Casanova pudo desempeñar los papeles más diversos porque supo cumplir las funciones que representaban. Veía el mundo como un escenario y la vida como una representación en que cada actor desempeña un papel, cumple una función y se define, así, en función de los otros. Si más de una vez se felicita de ser el autor de la obra que se representa ante sus ojos, también ocurre que se entregue a los brazos de una mujer no como quien culmina una conquista sino como quien cae en las redes de una conspiración.
Llamar a Casanova filósofo de la acción, como ha hecho Philippe Sollers en un libro brillante y superficial, es ingenioso pero falso. ¿No respondió Voltaire, cuando confesó que había disfrutado mucho su visita a un burdel, que no repetiría la experiencia porque sólo podía tenerla “una vez como filósofo; dos, como un pervertido”? Devoto de la Diosa Razón tanto (y tan poco) como de Dios, el Caballero de Seingalt no cesa, como todo su siglo, de argumentar, pero lo hace sobre todo para seducir; lo suyo es tender puentes, no asomarse al abismo. Pero el aventurero sabe que el lector va más despacio, y que sentirá el vértigo.
Antes que a los hombres de su siglo, Casanova recuerda, en su actitud ante el incesto, a Paul Léautaud, que toda su vida lamentaría no haber sido más arrojado “cierta noche de octubre de 1901, en Calais, al reencontrar a mi madre luego de veinte años de no saber nada uno de la otra, ella tan hermosa todavía, tan atrayente, en sus palabras y en su actitud… No me da ninguna vergüenza lamentarlo”. En Le Petit Ami, el hermoso relato de la relación con su madre, el narrador se demora en la exploración de sus sentimientos, pero no hay ninguna reflexión sobre el sentido del tabú del incesto, que evidentemente es el centro de gravedad de su relato. Desde luego, no es que Léautaud lo ignore:
es que su narración, los hechos que describe y el carácter que retrata dependen de ese salto sobre el abismo.

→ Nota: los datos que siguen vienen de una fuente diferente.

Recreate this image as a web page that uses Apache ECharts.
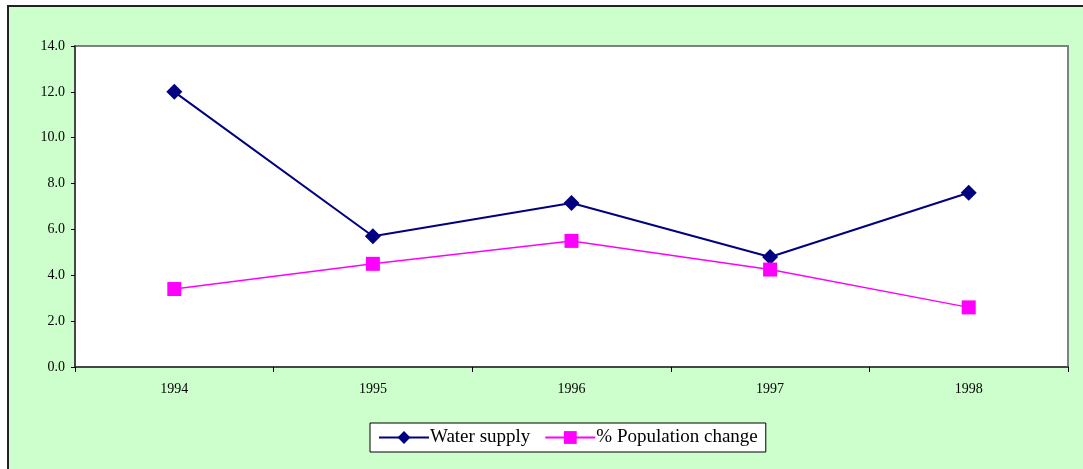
<!DOCTYPE html>
<html>
<head>
<meta charset="utf-8">
<script src="https://cdn.jsdelivr.net/npm/echarts@6/dist/echarts.min.js"></script>
<style>
  html, body { margin: 0; padding: 0; background: #fff; }
  #frame { position: absolute; left: 7px; top: 5px; width: 1100px; height: 500px;
           border: 2px solid #222; background: #CCFFCC; }
  #chart { position: absolute; left: 0; top: 0; width: 1083px; height: 469px; }
</style>
</head>
<body>
<div id="frame"></div>
<div id="chart"></div>
<script>
  var years = ['1994', '1995', '1996', '1997', '1998'];
  var waterSupply = [12.0, 5.7, 7.15, 4.8, 7.6];
  var popChange = [3.4, 4.5, 5.5, 4.25, 2.6];

  var myChart = echarts.init(document.getElementById('chart'));
  var font = '"Liberation Serif", "Times New Roman", serif';

  var option = {
    backgroundColor: 'transparent',
    animation: false,
    textStyle: { fontFamily: font },
    grid: {
      left: 75,
      right: 15,
      top: 46,
      bottom: 102,
      show: true,
      backgroundColor: '#fff',
      borderColor: '#808080',
      borderWidth: 2
    },
    legend: {
      left: 370,
      top: 423,
      itemWidth: 50,
      itemHeight: 16,
      itemGap: 14,
      padding: [5, 8, 5, 8],
      borderColor: '#000',
      borderWidth: 1,
      backgroundColor: '#fff',
      textStyle: { fontFamily: font, fontSize: 19, color: '#000', padding: [0, 0, 0, -4] },
      data: ['Water supply', '% Population change']
    },
    xAxis: {
      type: 'category',
      data: years,
      boundaryGap: true,
      axisLine: { lineStyle: { color: '#333', width: 1.5 } },
      axisTick: { show: true, length: 5, lineStyle: { color: '#000' } },
      axisLabel: { color: '#000', fontSize: 14, fontFamily: font, margin: 15 }
    },
    yAxis: {
      type: 'value',
      min: 0,
      max: 14,
      interval: 2,
      axisLine: { show: true, lineStyle: { color: '#333', width: 1.5 } },
      axisTick: { show: true, length: 4, lineStyle: { color: '#000' } },
      splitLine: { show: false },
      axisLabel: {
        color: '#000', fontSize: 14, fontFamily: font, margin: 10,
        formatter: function (v) { return v.toFixed(1); }
      }
    },
    series: [
      {
        name: 'Water supply',
        type: 'line',
        data: waterSupply,
        symbol: 'diamond',
        symbolSize: 16,
        color: '#000080',
        lineStyle: { color: '#000080', width: 2 },
        itemStyle: { color: '#000080' }
      },
      {
        name: '% Population change',
        type: 'line',
        data: popChange,
        symbol: 'rect',
        symbolSize: 14,
        color: '#FF00FF',
        lineStyle: { color: '#FF00FF', width: 1.5 },
        itemStyle: { color: '#FF00FF' }
      }
    ]
  };

  myChart.setOption(option, true);
</script>
</body>
</html>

No hay, a primera vista, dos escritores más diferentes: uno, un viajero incesante, espejo de seductores, actor de todos los papeles; el otro, un tímido que apenas salió de su casa y dedicó su vida entera a la escritura. Los dos, sin embargo, hijos de actrices abandonados pronto por su madre, vieron el orden social como una representación y, en lugar de volver los ojos hacia su tiniebla interior, se dedicaron a explorar, con una curiosidad que los confesores llamarían malsana, las entretelas del mundo exterior. No son revolucionarios, no les interesa socavar el orden social,
no creen en el progreso, pero los dos, a la luz de las velas y con pluma de ganso, hacen un retrato moral de los hombres mucho menos complaciente que el de muchos moralistas. La sociedad,
como han mostrado los antropólogos,
se funda en el tabú del incesto; la literatura está más allá del orden social.